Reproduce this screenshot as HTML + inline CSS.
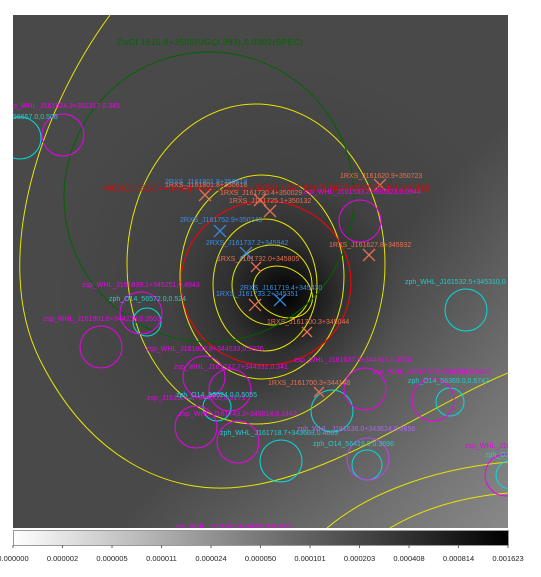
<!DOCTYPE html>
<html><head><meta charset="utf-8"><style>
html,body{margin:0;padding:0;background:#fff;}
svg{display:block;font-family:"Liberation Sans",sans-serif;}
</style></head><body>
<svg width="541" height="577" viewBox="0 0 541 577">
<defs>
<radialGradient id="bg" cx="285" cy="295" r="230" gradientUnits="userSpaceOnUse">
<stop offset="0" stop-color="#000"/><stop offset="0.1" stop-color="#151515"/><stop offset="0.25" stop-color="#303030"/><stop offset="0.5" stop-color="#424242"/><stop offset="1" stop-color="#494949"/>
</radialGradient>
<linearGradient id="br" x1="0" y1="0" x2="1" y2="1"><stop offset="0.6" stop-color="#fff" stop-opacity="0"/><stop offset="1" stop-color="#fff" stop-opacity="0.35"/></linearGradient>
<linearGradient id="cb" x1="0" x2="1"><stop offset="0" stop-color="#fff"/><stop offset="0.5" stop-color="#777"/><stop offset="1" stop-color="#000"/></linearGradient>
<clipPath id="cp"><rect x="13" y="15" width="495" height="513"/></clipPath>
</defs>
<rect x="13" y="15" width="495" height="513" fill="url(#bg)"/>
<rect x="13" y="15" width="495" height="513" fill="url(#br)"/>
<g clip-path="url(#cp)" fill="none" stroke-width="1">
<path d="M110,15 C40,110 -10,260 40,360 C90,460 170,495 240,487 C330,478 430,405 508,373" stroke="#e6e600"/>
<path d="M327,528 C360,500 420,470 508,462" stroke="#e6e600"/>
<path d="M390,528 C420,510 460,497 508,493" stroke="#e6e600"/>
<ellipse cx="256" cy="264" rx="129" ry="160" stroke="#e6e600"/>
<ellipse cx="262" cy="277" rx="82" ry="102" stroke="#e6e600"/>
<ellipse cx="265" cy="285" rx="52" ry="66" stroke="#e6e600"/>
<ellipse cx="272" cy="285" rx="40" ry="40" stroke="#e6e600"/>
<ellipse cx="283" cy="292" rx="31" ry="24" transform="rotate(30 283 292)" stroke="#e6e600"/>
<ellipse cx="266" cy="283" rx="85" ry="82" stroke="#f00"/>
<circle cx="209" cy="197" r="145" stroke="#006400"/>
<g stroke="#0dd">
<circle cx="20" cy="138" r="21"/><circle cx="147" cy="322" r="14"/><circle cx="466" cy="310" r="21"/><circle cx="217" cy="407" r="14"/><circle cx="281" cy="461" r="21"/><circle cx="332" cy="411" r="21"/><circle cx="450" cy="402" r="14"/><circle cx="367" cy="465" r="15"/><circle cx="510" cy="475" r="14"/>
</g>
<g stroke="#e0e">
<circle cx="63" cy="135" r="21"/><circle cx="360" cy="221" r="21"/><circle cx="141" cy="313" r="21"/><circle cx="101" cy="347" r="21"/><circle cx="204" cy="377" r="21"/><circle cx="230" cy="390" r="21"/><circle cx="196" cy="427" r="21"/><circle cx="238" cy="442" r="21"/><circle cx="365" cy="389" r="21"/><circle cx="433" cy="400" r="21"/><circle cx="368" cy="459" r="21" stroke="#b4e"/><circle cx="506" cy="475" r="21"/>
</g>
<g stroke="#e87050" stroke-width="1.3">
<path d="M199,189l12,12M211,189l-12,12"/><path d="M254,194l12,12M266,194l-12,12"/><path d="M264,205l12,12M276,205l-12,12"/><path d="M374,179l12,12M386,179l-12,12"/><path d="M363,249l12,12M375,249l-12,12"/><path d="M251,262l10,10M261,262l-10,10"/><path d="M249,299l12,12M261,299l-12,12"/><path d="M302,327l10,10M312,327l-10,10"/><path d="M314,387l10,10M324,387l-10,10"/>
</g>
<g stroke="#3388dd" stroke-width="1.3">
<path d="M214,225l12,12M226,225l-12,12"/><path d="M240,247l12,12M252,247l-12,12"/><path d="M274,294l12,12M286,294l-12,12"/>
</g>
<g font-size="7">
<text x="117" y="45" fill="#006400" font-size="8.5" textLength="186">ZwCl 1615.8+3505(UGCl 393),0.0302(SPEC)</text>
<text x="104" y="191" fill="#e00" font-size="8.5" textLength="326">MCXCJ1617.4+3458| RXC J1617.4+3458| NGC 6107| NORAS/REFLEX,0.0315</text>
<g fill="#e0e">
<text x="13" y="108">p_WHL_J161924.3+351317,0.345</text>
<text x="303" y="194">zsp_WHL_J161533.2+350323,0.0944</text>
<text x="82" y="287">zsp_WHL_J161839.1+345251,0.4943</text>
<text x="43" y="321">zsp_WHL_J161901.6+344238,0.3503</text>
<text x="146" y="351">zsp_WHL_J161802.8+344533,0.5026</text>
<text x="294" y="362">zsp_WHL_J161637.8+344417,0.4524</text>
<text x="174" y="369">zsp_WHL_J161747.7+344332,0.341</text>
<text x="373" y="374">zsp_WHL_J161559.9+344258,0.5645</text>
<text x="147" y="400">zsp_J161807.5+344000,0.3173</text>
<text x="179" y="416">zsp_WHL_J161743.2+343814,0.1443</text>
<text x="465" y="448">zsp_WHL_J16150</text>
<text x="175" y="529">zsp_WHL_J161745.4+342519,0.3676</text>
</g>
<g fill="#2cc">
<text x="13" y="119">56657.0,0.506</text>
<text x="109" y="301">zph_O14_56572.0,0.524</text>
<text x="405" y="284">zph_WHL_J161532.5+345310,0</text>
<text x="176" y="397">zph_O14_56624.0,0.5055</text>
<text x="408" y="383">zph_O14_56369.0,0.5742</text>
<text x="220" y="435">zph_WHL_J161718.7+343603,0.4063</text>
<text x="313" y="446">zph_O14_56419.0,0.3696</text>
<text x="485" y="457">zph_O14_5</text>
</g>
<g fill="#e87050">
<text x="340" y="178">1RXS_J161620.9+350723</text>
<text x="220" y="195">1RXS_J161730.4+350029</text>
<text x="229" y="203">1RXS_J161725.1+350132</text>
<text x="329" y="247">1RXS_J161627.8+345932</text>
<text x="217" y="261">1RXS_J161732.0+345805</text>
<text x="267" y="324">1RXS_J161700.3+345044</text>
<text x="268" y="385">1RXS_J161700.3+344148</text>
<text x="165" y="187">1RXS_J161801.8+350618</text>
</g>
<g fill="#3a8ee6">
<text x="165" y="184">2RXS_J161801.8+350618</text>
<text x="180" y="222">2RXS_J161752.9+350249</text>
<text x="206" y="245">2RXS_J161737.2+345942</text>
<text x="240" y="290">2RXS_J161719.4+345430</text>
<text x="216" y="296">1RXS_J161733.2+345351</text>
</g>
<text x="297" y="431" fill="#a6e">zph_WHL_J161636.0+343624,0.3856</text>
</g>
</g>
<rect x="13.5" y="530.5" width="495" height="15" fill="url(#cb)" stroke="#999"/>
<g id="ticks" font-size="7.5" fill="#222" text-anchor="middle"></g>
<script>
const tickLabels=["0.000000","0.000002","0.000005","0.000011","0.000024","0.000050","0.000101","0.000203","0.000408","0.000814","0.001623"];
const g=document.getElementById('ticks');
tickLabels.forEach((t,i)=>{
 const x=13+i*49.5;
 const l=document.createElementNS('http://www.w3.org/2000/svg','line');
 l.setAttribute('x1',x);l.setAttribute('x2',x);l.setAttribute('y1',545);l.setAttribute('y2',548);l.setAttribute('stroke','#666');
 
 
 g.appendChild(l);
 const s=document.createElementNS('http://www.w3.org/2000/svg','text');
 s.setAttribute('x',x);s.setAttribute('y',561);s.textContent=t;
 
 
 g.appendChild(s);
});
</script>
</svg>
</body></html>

• **Your instructions**:
Restate the entire listing word for word, excluding pictures.

• **Reply to the task**:
Reproduce this screenshot as HTML + inline CSS.
<!DOCTYPE html>
<html><head><meta charset="utf-8"><style>
html,body{margin:0;padding:0;background:#fff;}
svg{display:block;font-family:"Liberation Sans",sans-serif;}
</style></head><body>
<svg width="541" height="577" viewBox="0 0 541 577">
<defs>
<radialGradient id="bg" cx="285" cy="295" r="230" gradientUnits="userSpaceOnUse">
<stop offset="0" stop-color="#000"/><stop offset="0.1" stop-color="#151515"/><stop offset="0.25" stop-color="#303030"/><stop offset="0.5" stop-color="#424242"/><stop offset="1" stop-color="#494949"/>
</radialGradient>
<linearGradient id="br" x1="0" y1="0" x2="1" y2="1"><stop offset="0.6" stop-color="#fff" stop-opacity="0"/><stop offset="1" stop-color="#fff" stop-opacity="0.35"/></linearGradient>
<linearGradient id="cb" x1="0" x2="1"><stop offset="0" stop-color="#fff"/><stop offset="0.5" stop-color="#777"/><stop offset="1" stop-color="#000"/></linearGradient>
<clipPath id="cp"><rect x="13" y="15" width="495" height="513"/></clipPath>
</defs>
<rect x="13" y="15" width="495" height="513" fill="url(#bg)"/>
<rect x="13" y="15" width="495" height="513" fill="url(#br)"/>
<g clip-path="url(#cp)" fill="none" stroke-width="1">
<path d="M110,15 C40,110 -10,260 40,360 C90,460 170,495 240,487 C330,478 430,405 508,373" stroke="#e6e600"/>
<path d="M327,528 C360,500 420,470 508,462" stroke="#e6e600"/>
<path d="M390,528 C420,510 460,497 508,493" stroke="#e6e600"/>
<ellipse cx="256" cy="264" rx="129" ry="160" stroke="#e6e600"/>
<ellipse cx="262" cy="277" rx="82" ry="102" stroke="#e6e600"/>
<ellipse cx="265" cy="285" rx="52" ry="66" stroke="#e6e600"/>
<ellipse cx="272" cy="285" rx="40" ry="40" stroke="#e6e600"/>
<ellipse cx="283" cy="292" rx="31" ry="24" transform="rotate(30 283 292)" stroke="#e6e600"/>
<ellipse cx="266" cy="283" rx="85" ry="82" stroke="#f00"/>
<circle cx="209" cy="197" r="145" stroke="#006400"/>
<g stroke="#0dd">
<circle cx="20" cy="138" r="21"/><circle cx="147" cy="322" r="14"/><circle cx="466" cy="310" r="21"/><circle cx="217" cy="407" r="14"/><circle cx="281" cy="461" r="21"/><circle cx="332" cy="411" r="21"/><circle cx="450" cy="402" r="14"/><circle cx="367" cy="465" r="15"/><circle cx="510" cy="475" r="14"/>
</g>
<g stroke="#e0e">
<circle cx="63" cy="135" r="21"/><circle cx="360" cy="221" r="21"/><circle cx="141" cy="313" r="21"/><circle cx="101" cy="347" r="21"/><circle cx="204" cy="377" r="21"/><circle cx="230" cy="390" r="21"/><circle cx="196" cy="427" r="21"/><circle cx="238" cy="442" r="21"/><circle cx="365" cy="389" r="21"/><circle cx="433" cy="400" r="21"/><circle cx="368" cy="459" r="21" stroke="#b4e"/><circle cx="506" cy="475" r="21"/>
</g>
<g stroke="#e87050" stroke-width="1.3">
<path d="M199,189l12,12M211,189l-12,12"/><path d="M254,194l12,12M266,194l-12,12"/><path d="M264,205l12,12M276,205l-12,12"/><path d="M374,179l12,12M386,179l-12,12"/><path d="M363,249l12,12M375,249l-12,12"/><path d="M251,262l10,10M261,262l-10,10"/><path d="M249,299l12,12M261,299l-12,12"/><path d="M302,327l10,10M312,327l-10,10"/><path d="M314,387l10,10M324,387l-10,10"/>
</g>
<g stroke="#3388dd" stroke-width="1.3">
<path d="M214,225l12,12M226,225l-12,12"/><path d="M240,247l12,12M252,247l-12,12"/><path d="M274,294l12,12M286,294l-12,12"/>
</g>
<g font-size="7">
<text x="117" y="45" fill="#006400" font-size="8.5" textLength="186">ZwCl 1615.8+3505(UGCl 393),0.0302(SPEC)</text>
<text x="104" y="191" fill="#e00" font-size="8.5" textLength="326">MCXCJ1617.4+3458| RXC J1617.4+3458| NGC 6107| NORAS/REFLEX,0.0315</text>
<g fill="#e0e">
<text x="13" y="108">p_WHL_J161924.3+351317,0.345</text>
<text x="303" y="194">zsp_WHL_J161533.2+350323,0.0944</text>
<text x="82" y="287">zsp_WHL_J161839.1+345251,0.4943</text>
<text x="43" y="321">zsp_WHL_J161901.6+344238,0.3503</text>
<text x="146" y="351">zsp_WHL_J161802.8+344533,0.5026</text>
<text x="294" y="362">zsp_WHL_J161637.8+344417,0.4524</text>
<text x="174" y="369">zsp_WHL_J161747.7+344332,0.341</text>
<text x="373" y="374">zsp_WHL_J161559.9+344258,0.5645</text>
<text x="147" y="400">zsp_J161807.5+344000,0.3173</text>
<text x="179" y="416">zsp_WHL_J161743.2+343814,0.1443</text>
<text x="465" y="448">zsp_WHL_J16150</text>
<text x="175" y="529">zsp_WHL_J161745.4+342519,0.3676</text>
</g>
<g fill="#2cc">
<text x="13" y="119">56657.0,0.506</text>
<text x="109" y="301">zph_O14_56572.0,0.524</text>
<text x="405" y="284">zph_WHL_J161532.5+345310,0</text>
<text x="176" y="397">zph_O14_56624.0,0.5055</text>
<text x="408" y="383">zph_O14_56369.0,0.5742</text>
<text x="220" y="435">zph_WHL_J161718.7+343603,0.4063</text>
<text x="313" y="446">zph_O14_56419.0,0.3696</text>
<text x="485" y="457">zph_O14_5</text>
</g>
<g fill="#e87050">
<text x="340" y="178">1RXS_J161620.9+350723</text>
<text x="220" y="195">1RXS_J161730.4+350029</text>
<text x="229" y="203">1RXS_J161725.1+350132</text>
<text x="329" y="247">1RXS_J161627.8+345932</text>
<text x="217" y="261">1RXS_J161732.0+345805</text>
<text x="267" y="324">1RXS_J161700.3+345044</text>
<text x="268" y="385">1RXS_J161700.3+344148</text>
<text x="165" y="187">1RXS_J161801.8+350618</text>
</g>
<g fill="#3a8ee6">
<text x="165" y="184">2RXS_J161801.8+350618</text>
<text x="180" y="222">2RXS_J161752.9+350249</text>
<text x="206" y="245">2RXS_J161737.2+345942</text>
<text x="240" y="290">2RXS_J161719.4+345430</text>
<text x="216" y="296">1RXS_J161733.2+345351</text>
</g>
<text x="297" y="431" fill="#a6e">zph_WHL_J161636.0+343624,0.3856</text>
</g>
</g>
<rect x="13.5" y="530.5" width="495" height="15" fill="url(#cb)" stroke="#999"/>
<g id="ticks" font-size="7.5" fill="#222" text-anchor="middle"></g>
<script>
const tickLabels=["0.000000","0.000002","0.000005","0.000011","0.000024","0.000050","0.000101","0.000203","0.000408","0.000814","0.001623"];
const g=document.getElementById('ticks');
tickLabels.forEach((t,i)=>{
 const x=13+i*49.5;
 const l=document.createElementNS('http://www.w3.org/2000/svg','line');
 l.setAttribute('x1',x);l.setAttribute('x2',x);l.setAttribute('y1',545);l.setAttribute('y2',548);l.setAttribute('stroke','#666');
 
 
 g.appendChild(l);
 const s=document.createElementNS('http://www.w3.org/2000/svg','text');
 s.setAttribute('x',x);s.setAttribute('y',561);s.textContent=t;
 
 
 g.appendChild(s);
});
</script>
</svg>
</body></html>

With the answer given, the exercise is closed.